If you don’t plan on destroying much of your quantum advantage, your best option on a quantum computer is to simply take the slower option, evaluating every forking path of control flow and ignoring any results you don’t need, no matter how many qubits that eats up.
With regards to RAM, I haven’t heard much about reversible RAM or quantum RAM, and from my understanding doing this properly requires essentially a very large number of bits and lots of different gates for conditionally shuffling bits around. Each random memory access is basically a big switch statement, each case operating on a different variable.
I’m not sure how exactly bad it would be for a reversible computer; at the very least, being a classical computer it could fall back on traditional memory technologies when willing to pay the energy cost. A quantum computer however is an entirely different beast. There is no possibility for quantum I/O while maintaining the wave function, so any external memory storage is off the table. The quantum state is thus limited to whatever maximum number of qubits can be stored entirely in the quantum computer. Quantum random memory access would require very large numbers of gates, as every memory operation would be the equivalent of a giant switch statement but without any optimizations that a non-quantum computer might permit.
I have found some research into quantum data structures, but the purely quantum ones are extremely simple and mostly rely on just slamming Grover’s Algorithm into large numbers of qubits rather than anything that would actually make good use of random memory access.
It seems there probably won’t be much in terms of efficient quantum data structures without some major theoretical breakthroughs, if ever at all.
If not being able to read qubits for quantum branches is bad, it’s nothing compared to not being able to run quantum loops.
A for loop might not be too bad, at least when the exact number of iterations is known at compile time. However, a quantum computer faced with a loop without a clear maximum number of iterations simply has no way of ever reliably exiting the loop.
For a quantum computer, all while loops are infinite loops, and all best-case runtimes are identical to worst-case runtimes.
Granted, there is some flexibility here - it is possible to only partially collapse a wave function if the qubits you’re collapsing are only weakly entangled with the quantum state you care about preserving.

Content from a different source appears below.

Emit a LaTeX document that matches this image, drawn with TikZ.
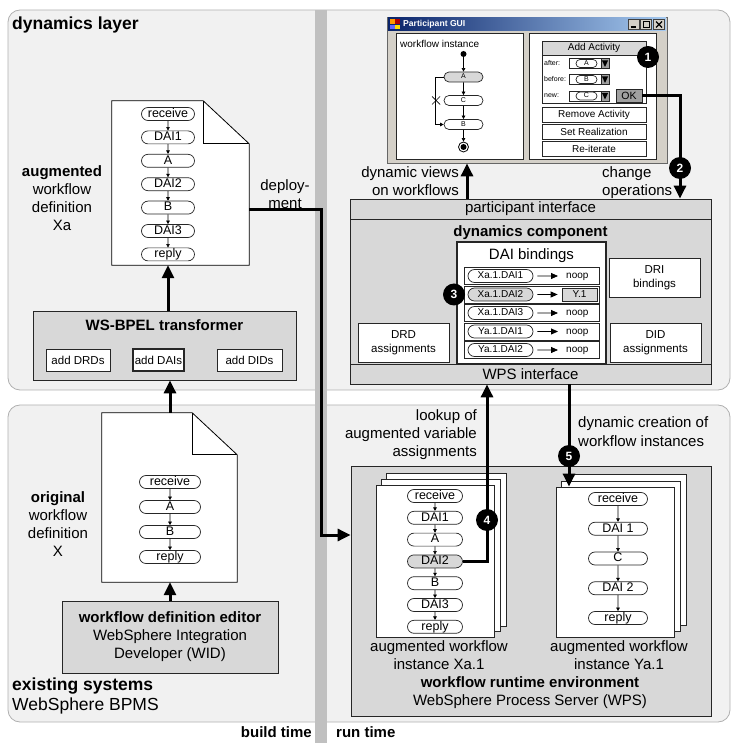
\documentclass[tikz,border=0pt]{standalone}
\usepackage{fontspec}
\setmainfont{Liberation Sans}
\usetikzlibrary{arrows.meta,calc,shapes.misc}
\newcommand\szBig{\fontsize{17.5}{20}\selectfont}
\newcommand\szMid{\fontsize{15}{18}\selectfont}
\newcommand\szPill{\fontsize{12.5}{14}\selectfont}
\newcommand\szBox{\fontsize{11.5}{14}\selectfont}
\newcommand\szRow{\fontsize{10}{12}\selectfont}
\newcommand\szTiny{\fontsize{7}{8}\selectfont}
\definecolor{panelfill}{HTML}{F1F1F1}
\definecolor{panelline}{HTML}{B0B0B0}
\definecolor{boxfill}{HTML}{D8D8D8}
\definecolor{barfill}{HTML}{C0C0C0}
\definecolor{winfill}{HTML}{D4D0C8}
\definecolor{titleA}{HTML}{0A246A}
\definecolor{titleB}{HTML}{A6CAF0}
\definecolor{okfill}{HTML}{A0A0A0}
\newcommand\docshape[3]{%
  \draw[line width=0.8pt, fill=white] (#1.north west) -- ($(#1.north east)+(-#2,0)$) -- ($(#1.north east)+(0,#3)$) -- (#1.south east) -- (#1.south west) -- cycle;
  \draw[line width=0.8pt] ($(#1.north east)+(-#2,0)$) -- ($(#1.north east)+(-#2,#3)$) -- ($(#1.north east)+(0,#3)$);
}
\tikzset{
  panel/.style={draw=panelline, fill=panelfill, line width=0.8pt, rounded corners=12pt},
  graybox/.style={draw=black!85, fill=boxfill, line width=0.8pt, inner sep=0, rectangle},
  whitebox/.style={draw=black!85, fill=white, line width=0.8pt, inner sep=0, rectangle},
  pill/.style={draw=black!85, fill=white, rounded rectangle, minimum height=13pt, inner sep=0, font=\szPill, line width=0.7pt, text height=9pt, text depth=2.5pt},
  rowpill/.style={pill, font=\szRow, text height=7.3pt, text depth=2pt},
  guipill/.style={pill, font=\szTiny, minimum height=10pt, text height=5pt, text depth=1.5pt},
  bigarr/.style={line width=3pt, -{Triangle[width=12pt,length=13pt]}},
  smallarr/.style={line width=0.6pt, -{Triangle[width=3.5pt,length=3.5pt]}},
  rowarr/.style={line width=0.8pt, -{Triangle[width=6pt,length=7pt]}, shorten <=4pt, shorten >=4pt},
  marker/.style={circle, fill=black, text=white, font=\fontsize{12}{12}\selectfont\bfseries, minimum size=22pt, inner sep=0},
  lbl/.style={font=\szMid, inner sep=0, align=center},
}
\begin{document}
\begin{tikzpicture}[x=1pt,y=-1pt]
\useasboundingbox (0,0) rectangle (745,743);
% ---------- panels and time bar
\draw[panel] (8,10) rectangle (730,390);
\draw[panel] (8,405) rectangle (730,722);
\fill[barfill] (315,10) rectangle (327,743);
\node[lbl, font=\szBig\bfseries, anchor=west] (tDynLayer) at (12,25) {dynamics layer};
\node[lbl, font=\szBig, anchor=west, align=left] (tExist) at (12,696) {{\bfseries existing systems}\\WebSphere BPMS};
\node[lbl, font=\szMid\bfseries, anchor=east] (tBuild) at (312,732) {build time};
\node[lbl, font=\szMid\bfseries, anchor=west] (tRun) at (336,732) {run time};

% ---------- augmented workflow definition Xa
\node[minimum width=137pt, minimum height=164pt, inner sep=0] (docXa) at (180.5,183) {};
\docshape{docXa}{46}{43}
\foreach \n/\lab/\y in {1/receive/114, 2/DAI1/137.4, 3/A/160.8, 4/DAI2/184.2, 5/B/207.6, 6/DAI3/231, 7/reply/254.4}
  \node[pill, minimum width=53pt] (xa\n) at (168,\y) {\lab};
\foreach \a/\b in {1/2,2/3,3/4,4/5,5/6,6/7}
  \draw[smallarr] (xa\a) -- (xa\b);
\node[lbl] (tAug) at (62,198) {{\bfseries augmented}\\workflow\\definition\\Xa};
\node[lbl] (tDeploy) at (285,194) {deploy-\\ment};

% ---------- WS-BPEL transformer
\node[graybox, minimum width=263pt, minimum height=69pt] (trans) at (164.5,345.5) {};
\node[lbl, font=\szMid\bfseries] (transT) at (164.5,325) {WS-BPEL transformer};
\node[whitebox, minimum width=64pt, minimum height=22pt, font=\szBox] (addDRD) at (78,360) {add DRDs};
\node[whitebox, line width=2.5pt, minimum width=51pt, minimum height=22pt, font=\szBox] (addDAI) at (158.5,360) {add DAIs};
\node[whitebox, minimum width=65pt, minimum height=22pt, font=\szBox] (addDID) at (249.5,360) {add DIDs};

% ---------- original workflow definition X
\node[minimum width=135pt, minimum height=169pt, inner sep=0] (docX) at (169.5,497.5) {};
\docshape{docX}{45}{42}
\foreach \n/\lab/\y in {1/receive/482, 2/A/507, 3/B/532, 4/reply/557}
  \node[pill, minimum width=61pt] (xo\n) at (170,\y) {\lab};
\foreach \a/\b in {1/2,2/3,3/4}
  \draw[smallarr] (xo\a) -- (xo\b);
\node[lbl] (tOrig) at (58,524.5) {{\bfseries original}\\workflow\\definition\\X};
\node[graybox, minimum width=216pt, minimum height=72pt, font=\szMid, align=center] (edt) at (170,637) {{\bfseries workflow definition editor}\\WebSphere Integration\\Developer (WID)};

% ---------- Participant GUI
\node[draw=black!60, fill=winfill, minimum width=280pt, minimum height=146pt, inner sep=0, line width=0.8pt] (gui) at (527,90) {};
\shade[left color=titleA, right color=titleB] (388,18) rectangle (666,31);
\fill[orange!80!yellow] (389.5,19.5) rectangle (394.5,24.5);
\fill[red!70!black] (395,19.5) rectangle (400,24.5);
\fill[blue!60] (389.5,25) rectangle (394.5,29.5);
\fill[yellow!80!orange] (395,25) rectangle (400,29.5);
\node[anchor=west, text=white, font=\fontsize{8.6}{9}\selectfont\bfseries, inner sep=0] (guiTitle) at (403,24.5) {Participant GUI};
\node[draw=black!75, fill=winfill, minimum width=11pt, minimum height=9.5pt, inner sep=0, line width=0.6pt] (bMin) at (633.5,24.5) {};
\node[draw=black!75, fill=winfill, minimum width=11pt, minimum height=9.5pt, inner sep=0, line width=0.6pt] (bMax) at (646,24.5) {};
\node[draw=black!75, fill=winfill, minimum width=11pt, minimum height=9.5pt, inner sep=0, line width=0.6pt] (bCls) at (659,24.5) {};
\draw[line width=1.3pt] ([xshift=-3pt,yshift=-2.5pt]bMin.center) -- ([xshift=2pt,yshift=-2.5pt]bMin.center);
\draw[line width=0.6pt] ([xshift=-3pt,yshift=3pt]bMax.center) rectangle ([xshift=3pt,yshift=-3pt]bMax.center);
\draw[line width=1.2pt] ([xshift=-3pt,yshift=3pt]bMax.center) -- ([xshift=3pt,yshift=3pt]bMax.center);
\draw[line width=1.1pt] ([xshift=-3pt,yshift=3pt]bCls.center) -- ([xshift=3pt,yshift=-3pt]bCls.center)
  ([xshift=-3pt,yshift=-3pt]bCls.center) -- ([xshift=3pt,yshift=3pt]bCls.center);
\node[whitebox, minimum width=127pt, minimum height=126pt] (guiL) at (459.5,96) {};
\node[whitebox, minimum width=127pt, minimum height=126pt] (guiR) at (592.5,96) {};
\node[anchor=west, inner sep=0, font=\szRow] (wfInst) at (400,44) {workflow instance};
\node[circle, fill=black, minimum size=6pt, inner sep=0] (gStart) at (463.5,54) {};
\node[guipill, fill=boxfill, minimum width=39pt] (gA) at (463.5,77) {A};
\node[guipill, minimum width=39pt] (gC) at (463.5,100.5) {C};
\node[guipill, minimum width=39pt] (gB) at (463.5,124.5) {B};
\node[circle, draw, line width=0.8pt, minimum size=10pt, inner sep=0, fill=white] (gEnd) at (463.5,147) {};
\fill (gEnd.center) circle (3pt);
\draw[smallarr] (gStart) -- (gA);
\draw[smallarr] (gA) -- (gC);
\draw[smallarr] (gC) -- (gB);
\draw[smallarr] (gB) -- (gEnd);
\draw[smallarr] (gA.west) -- ++(-8,0) |- (gB.west);
\draw[line width=0.7pt] (432,96.5) -- (440,104.5) (432,104.5) -- (440,96.5);

\node[whitebox, minimum width=104pt, minimum height=62pt] (addGrp) at (594,72) {};
\node[graybox, minimum width=104pt, minimum height=14pt, font=\szRow] (addHdr) at (594,48) {Add Activity};
\foreach \lab/\v/\y/\nm in {after:/A/63.5/cbA, before:/B/79.5/cbB, new:/C/96/cbC} {
  \node[anchor=west, inner sep=0, font=\szTiny] (\nm-lab) at (544,\y) {\lab};
  \node[whitebox, minimum width=40pt, minimum height=10pt] (\nm) at (589,\y) {};
  \node[guipill, minimum width=21pt, minimum height=8pt] (\nm-pill) at (586.5,\y) {\v};
  \node[draw=black!85, fill=okfill, minimum width=8pt, minimum height=10pt, inner sep=0, line width=0.7pt] (\nm-dd) at (605,\y) {};
  \fill ([xshift=-3pt,yshift=3pt]\nm-dd.center) -- ([xshift=3pt,yshift=3pt]\nm-dd.center) -- ([yshift=-3.5pt]\nm-dd.center) -- cycle;
}
\node[draw=black!85, fill=okfill, minimum width=26pt, minimum height=13pt, inner sep=0, line width=0.8pt, font=\fontsize{10.5}{12}\selectfont] (okBtn) at (629,95.5) {OK};
\node[whitebox, minimum width=104pt, minimum height=15pt, font=\szRow] (remBtn) at (594,114.5) {Remove Activity};
\node[whitebox, minimum width=104pt, minimum height=15pt, font=\szRow] (setBtn) at (594,131.5) {Set Realization};
\node[whitebox, minimum width=104pt, minimum height=15pt, font=\szRow] (reBtn) at (594,148.5) {Re-iterate};
\node[marker] (mk1) at (648,57) {1};

% ---------- dynamics component
\node[graybox, minimum width=361pt, minimum height=185pt] (dynComp) at (530.5,291.5) {};
\node[graybox, minimum width=361pt, minimum height=20pt, font=\szMid] (pIface) at (530.5,209) {participant interface};
\node[graybox, minimum width=361pt, minimum height=20pt, font=\szMid] (wIface) at (530.5,374) {WPS interface};
\node[lbl, font=\szMid\bfseries] (tDynComp) at (530.5,233) {dynamics component};
\node[whitebox, line width=2.5pt, minimum width=149pt, minimum height=122pt] (daiB) at (531.5,303) {};
\node[lbl] (tDaiB) at (531.5,256) {DAI bindings};
\foreach \n/\lab/\y/\fc in {1/Xa.1.DAI1/276/white, 2/Xa.1.DAI2/294.5/boxfill, 3/Xa.1.DAI3/313/white, 4/Ya.1.DAI1/331.5/white, 5/Ya.1.DAI2/350/white} {
  \node[whitebox, line width=0.7pt, minimum width=135pt, minimum height=17pt] (row\n) at (531.5,\y) {};
  \node[rowpill, fill=\fc, minimum width=65pt] (rp\n) at (500.5,\y) {\lab};
}
\foreach \n/\y in {1/276, 3/313, 4/331.5, 5/350} {
  \node[anchor=west, inner sep=4pt, font=\szRow, text height=7.3pt, text depth=2pt] (tg\n) at (562,\y) {noop};
  \draw[rowarr] (rp\n) -- (tg\n);
}
\node[graybox, line width=0.7pt, minimum width=35pt, minimum height=13pt, font=\szRow] (tg2) at (579.5,294.5) {Y.1};
\draw[rowarr] (rp2) -- (tg2);
\node[marker] (mk3) at (454,294.5) {3};
\node[whitebox, minimum width=91pt, minimum height=39pt, font=\szBox, align=center] (dri) at (654.5,277.5) {DRI\\bindings};
\node[whitebox, minimum width=91pt, minimum height=39pt, font=\szBox, align=center] (drd) at (403.5,342.5) {DRD\\assignments};
\node[whitebox, minimum width=91pt, minimum height=39pt, font=\szBox, align=center] (did) at (655.5,342.5) {DID\\assignments};

% ---------- workflow runtime environment
\node[graybox, minimum width=360pt, minimum height=250pt] (wre) at (531,591) {};
\node[whitebox, minimum width=120pt, minimum height=153pt] (xaP3) at (446,549.5) {};
\node[whitebox, minimum width=119pt, minimum height=152pt] (xaP2) at (440.5,555) {};
\node[whitebox, minimum width=118pt, minimum height=152pt] (xaDoc) at (435,561) {};
\foreach \n/\lab/\y/\fc in {1/receive/496/white, 2/DAI1/517.8/white, 3/A/539.6/white, 4/DAI2/561.4/boxfill, 5/B/583.2/white, 6/DAI3/605/white, 7/reply/626.8/white}
  \node[pill, fill=\fc, minimum width=55pt] (ra\n) at (435,\y) {\lab};
\foreach \a/\b in {1/2,2/3,3/4,4/5,5/6,6/7}
  \draw[smallarr] (ra\a) -- (ra\b);
\node[whitebox, minimum width=119pt, minimum height=151pt] (yaP3) at (626.5,549.5) {};
\node[whitebox, minimum width=119pt, minimum height=150pt] (yaP2) at (620.5,556) {};
\node[whitebox, minimum width=118pt, minimum height=150pt] (yaDoc) at (615,562) {};
\foreach \n/\lab/\y in {1/receive/499, 2/DAI 1/528.75, 3/C/558.5, 4/DAI 2/588.25, 5/reply/618}
  \node[pill, minimum width=59pt] (ry\n) at (618,\y) {\lab};
\foreach \a/\b in {1/2,2/3,3/4,4/5}
  \draw[smallarr] (ry\a) -- (ry\b);
\node[lbl] (tXa1) at (439,655) {augmented workflow\\instance Xa.1};
\node[lbl] (tYa1) at (619,655) {augmented workflow\\instance Ya.1};
\node[lbl] (tWre) at (530,693) {{\bfseries workflow runtime environment}\\WebSphere Process Server (WPS)};

% ---------- labels of the connectors
\node[lbl, anchor=east, align=right] (tDynViews) at (459,181.5) {dynamic views\\on workflows};
\node[lbl, anchor=west, align=left] (tChange) at (602,183) {change\\operations};
\node[lbl, anchor=east, align=right] (tLookup) at (477,435) {lookup of\\augmented variable\\assignments};
\node[lbl, anchor=west, align=left, font=\fontsize{15}{19}\selectfont] (tCreate) at (578,431.5) {dynamic creation of\\workflow instances};

% ---------- connectors
\draw[bigarr] (trans.north -| xa7) -- (docXa.south -| xa7);
\draw[bigarr] (docX.north -| xo1) -- (trans.south -| xo1);
\draw[bigarr] (edt.north) -- (docX.south -| edt.north);
\coordinate (depX) at (321,300);
\draw[bigarr] ([yshift=-27pt]docXa.east) -| (depX) |- ([yshift=56pt]wre.west);
\coordinate (dvX) at (467,180);
\draw[bigarr] (pIface.north -| dvX) -- (gui.south -| dvX);
\coordinate (mk2pos) at (680,168);
\draw[bigarr] (okBtn.east) -| (pIface.north -| mk2pos);
\node[marker] (mk2) at (mk2pos) {2};
\coordinate (mk4pos) at (487,520);
\draw[bigarr] (ra4.east) -| (wIface.south -| mk4pos);
\node[marker] (mk4) at (mk4pos) {4};
\coordinate (mk5pos) at (569,456);
\draw[bigarr] (wIface.south -| mk5pos) -- (yaDoc.north -| mk5pos);
\node[marker] (mk5) at (mk5pos) {5};
\end{tikzpicture}
\end{document}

This is effectively how quantum error correcting codes work. I’m sure this opens up a little wiggle room for flexible running times, but undoubtedly most nontrivial problems are still off the table.
Even if all of the hard engineering problems with quantum computers can be solved - if noise can be reduced, if error-correcting codes can be scaled, and if quantum bits and gates can be made reliable enough to not skew results over long computations, the lack of efficient if/else statements, while loops, and RAM appear to be harsh enough constraints to kill off a wide range of potential applications.
One commonly heralded application of quantum computers is in more precisely solving hard combinatorial and optimization problems. For cryptographic algorithms, this might be a problem. Then again, quantum circuits for breaking such algorithms often require billions if not trillions of gates at a minimum, and enormous engineering challenges lay ahead for anyone who intends to maintain a quantum state for a computation that long.
Grover’s algorithm might be able to bring some O(2^N) problems down to O(2^(N/2)) time. This is theoretically an improvement, but it’s still exponential time, and as far as algorithmic speedups on exponential time go, it’s pretty lame compared to classical techniques.
If you care about the Travelling Salesman Problem (TSP) for example, or any problem that can be translated into it, the Christofides algorithm can actually find an approximate solution in polynomial time. The solutions it finds tend to be only about 10% worse than optimal on average, and it has been proven that it will never produce a solution more than 50% worse than optimal. That’s extremely good for such a notoriously hard optimization problem, but if that’s still not good enough for you, local search techniques can always be used to try to find even more optimal solutions. While they may not be guaranteed to converge onto an optimal solution, they get closer and closer the longer you wait.
In practice, perfectly optimal solutions to the TSP have extremely few if any real-world applications, and investing billions into quantum computers to replace our fast approximate algorithms with a slow quantum algorithm that produces results only a couple percent better probably isn’t worth it for any application.
Or for another hard, common, combinatorial problem, look at Boolean Satisfiability Problems (SAT). The difference between average-case and worst-case performance of SAT solvers is often extraordinary - a random SAT problem with a few hundred variables might be impractical to compute a solution for, but a “real world SAT problem” with a million variables might be reliably solved within an hour. There is an enormous gap here between theory and practice (particularly around the lack of any formal definition of “real world problems”), and this gap means that many exceptionally fast SAT solvers are difficult to describe in terms of their time complexity, lying in a blind spot of modern theoretical computer science.
If you know that the worst-case performance of your algorithm is exponentially slow, but finding any accurate way to describe your average-case performance is not only an unsolved problem, but is closely related to one of the most notorious unsolved problems in all of mathematics, it’s easy for some quantum researchers to spin something as slow as Grover’s algorithm as an improvement to investors and journalists.
Regardless, the best SAT solvers that do have proven lower bounds are typically between 1.333^N to 1.307^N, both of which are faster than the 1.414^N that Grover’s algorithm would require for SAT, while also depending on enough heavy use of while loops and if/else statements to likely rule out any possibility for any quantum versions.
Overall, I suspect that quantum computers will still be useful for simulating quantum systems, however for most other applications there will be few reasons to use them. Both classical and reversible computers still have enormous advantages, and most of the quantum advantages are much larger in theory than in practice.
Thank you for reading this week’s article. I’m trying to do some more technical writing again, though these take more time and I’m starting a new job tomorrow which will complicate my schedule. There is a chance I might change my substack schedule eventually to try to publish one longer, higher-quality article every two weeks rather than each week. I’m not sure about that yet though.